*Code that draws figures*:
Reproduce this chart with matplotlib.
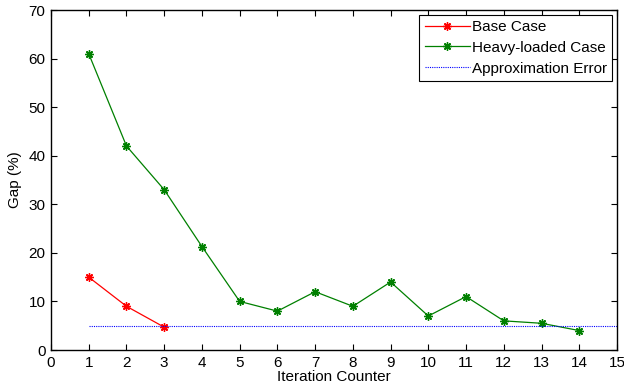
import matplotlib
matplotlib.use('Agg')
import matplotlib.pyplot as plt

plt.rcParams['font.family'] = ['Liberation Sans', 'DejaVu Sans']
plt.rcParams['font.size'] = 11

# data
base_iter = [1, 2, 3]
base_gap = [15, 9, 4.7]
heavy_iter = list(range(1, 15))
heavy_gap = [61, 42, 33, 21.3, 10, 8, 12, 9, 14, 7, 11, 6, 5.5, 4]
approx_x = [1, 15]
approx_err = [5, 5]

star = (8, 2, 0)  # asterisk like matlab '*'

fig = plt.figure(figsize=(6.24, 3.9), dpi=100)
ax = fig.add_axes([51 / 624, 40 / 390, 566 / 624, 340 / 390])

ax.plot(base_iter, base_gap, color='red', marker=star, markersize=6, markeredgewidth=1.0,
        linewidth=0.9, label='Base Case')
ax.plot(heavy_iter, heavy_gap, color='green', marker=star, markersize=6, markeredgewidth=1.0,
        linewidth=0.9, label='Heavy-loaded Case')
ax.plot(approx_x, approx_err, color='blue', linestyle=(0, (1, 1)), linewidth=0.8,
        label='Approximation Error')

ax.set_xlim(0, 15)
ax.set_ylim(0, 70)
ax.set_xticks(range(0, 16))
ax.set_yticks(range(0, 71, 10))
ax.tick_params(direction='in', top=True, right=True, length=4, width=0.8, pad=4)
for s in ax.spines.values():
    s.set_linewidth(1.0)

ax.set_xlabel('Iteration Counter', labelpad=0)
ax.set_ylabel('Gap (%)', labelpad=5)

leg = ax.legend(loc='upper right', fancybox=False, edgecolor='black', framealpha=1,
                borderaxespad=0.3, handlelength=3.0, handletextpad=0.1,
                labelspacing=0.45, borderpad=0.35)
leg.get_frame().set_linewidth(0.8)

fig.savefig('out.png', dpi=100)
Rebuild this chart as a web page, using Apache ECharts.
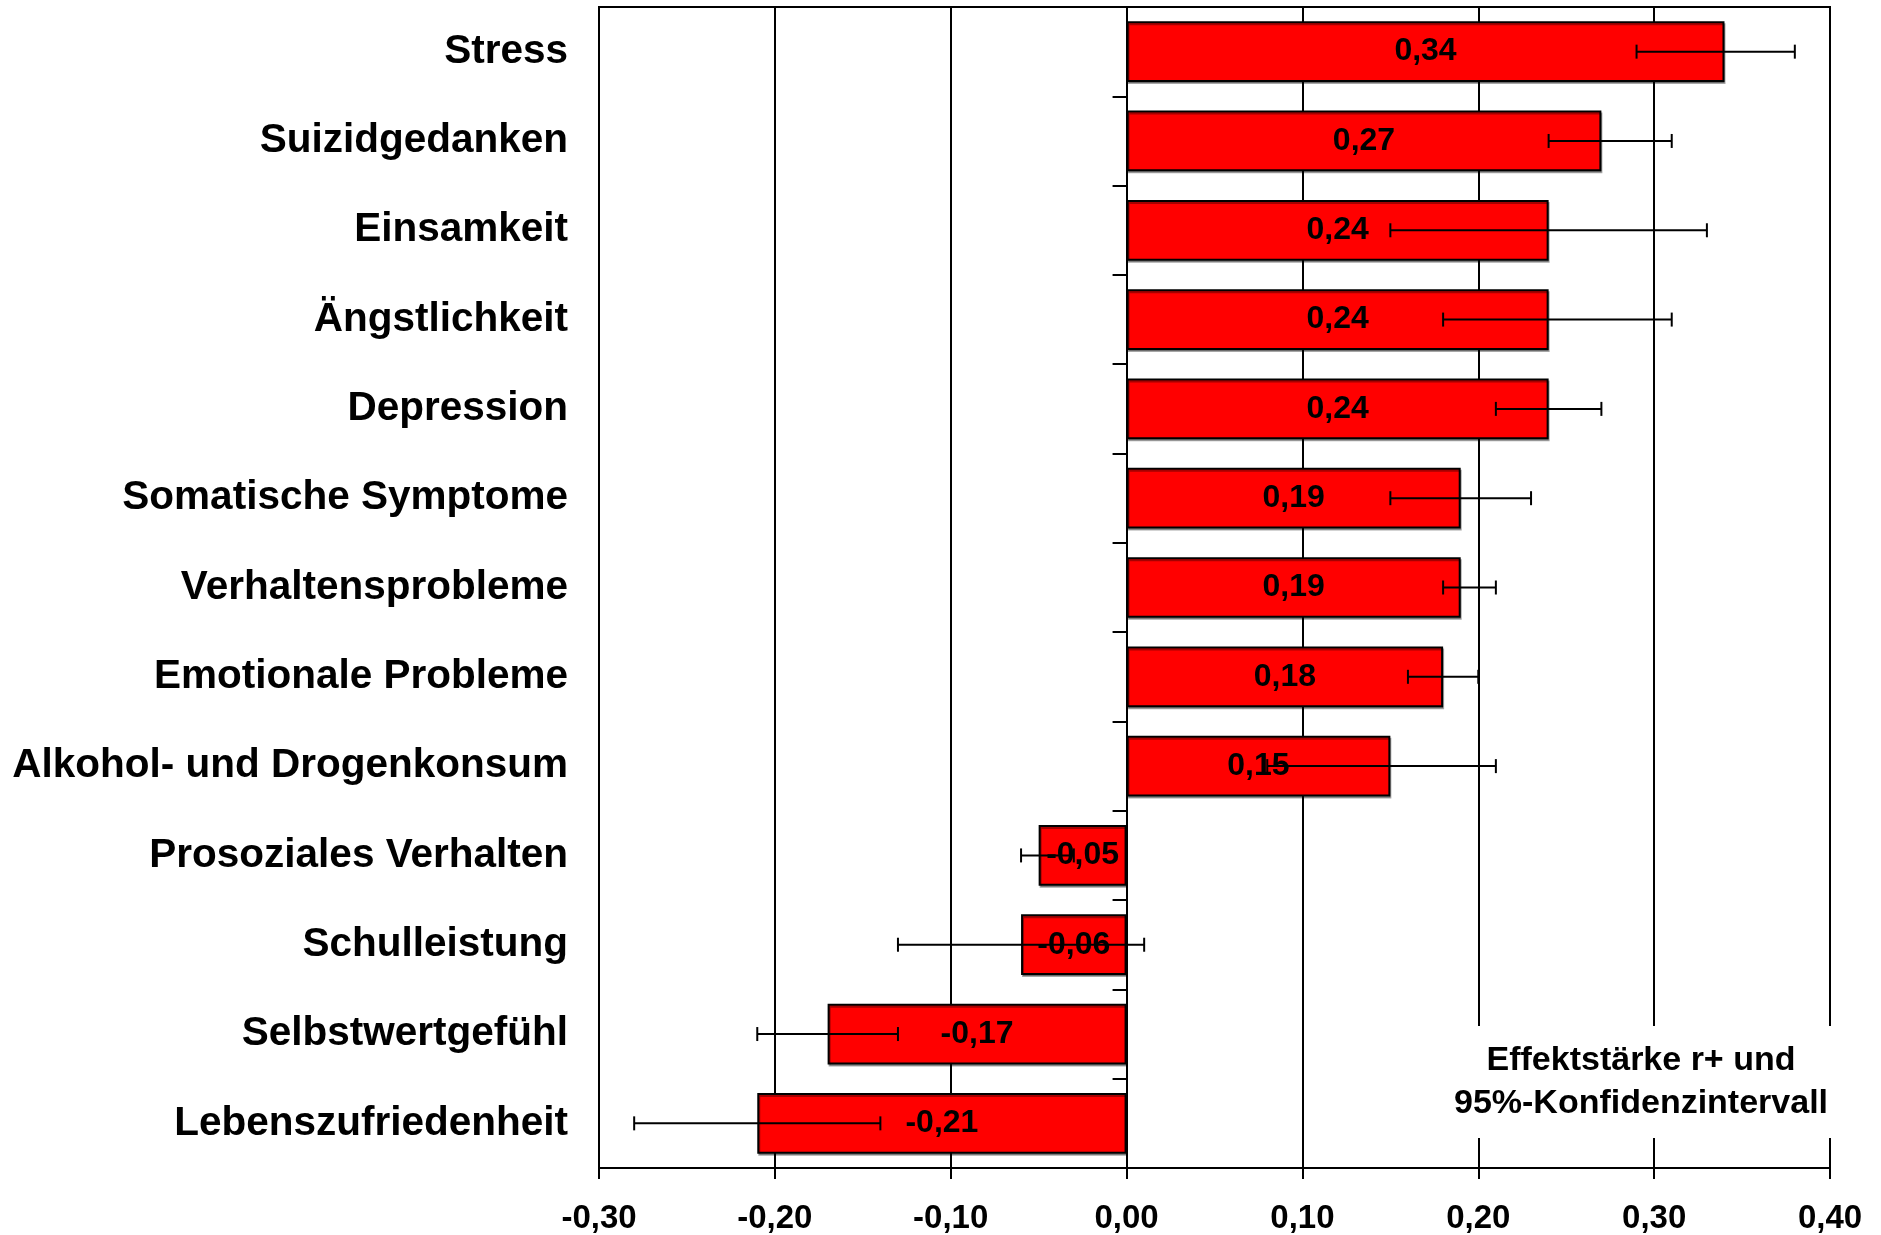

*AIM*: Leave out the pictures. Transcribe only the lines above, from the first through the one that contains "ax.set_ylabel('Gap (%)', labelpad=5)".

*RESULT FOR THIS TASK*:
Reproduce this chart with matplotlib.
import matplotlib
matplotlib.use('Agg')
import matplotlib.pyplot as plt

plt.rcParams['font.family'] = ['Liberation Sans', 'DejaVu Sans']
plt.rcParams['font.size'] = 11

# data
base_iter = [1, 2, 3]
base_gap = [15, 9, 4.7]
heavy_iter = list(range(1, 15))
heavy_gap = [61, 42, 33, 21.3, 10, 8, 12, 9, 14, 7, 11, 6, 5.5, 4]
approx_x = [1, 15]
approx_err = [5, 5]

star = (8, 2, 0)  # asterisk like matlab '*'

fig = plt.figure(figsize=(6.24, 3.9), dpi=100)
ax = fig.add_axes([51 / 624, 40 / 390, 566 / 624, 340 / 390])

ax.plot(base_iter, base_gap, color='red', marker=star, markersize=6, markeredgewidth=1.0,
        linewidth=0.9, label='Base Case')
ax.plot(heavy_iter, heavy_gap, color='green', marker=star, markersize=6, markeredgewidth=1.0,
        linewidth=0.9, label='Heavy-loaded Case')
ax.plot(approx_x, approx_err, color='blue', linestyle=(0, (1, 1)), linewidth=0.8,
        label='Approximation Error')

ax.set_xlim(0, 15)
ax.set_ylim(0, 70)
ax.set_xticks(range(0, 16))
ax.set_yticks(range(0, 71, 10))
ax.tick_params(direction='in', top=True, right=True, length=4, width=0.8, pad=4)
for s in ax.spines.values():
    s.set_linewidth(1.0)

ax.set_xlabel('Iteration Counter', labelpad=0)
ax.set_ylabel('Gap (%)', labelpad=5)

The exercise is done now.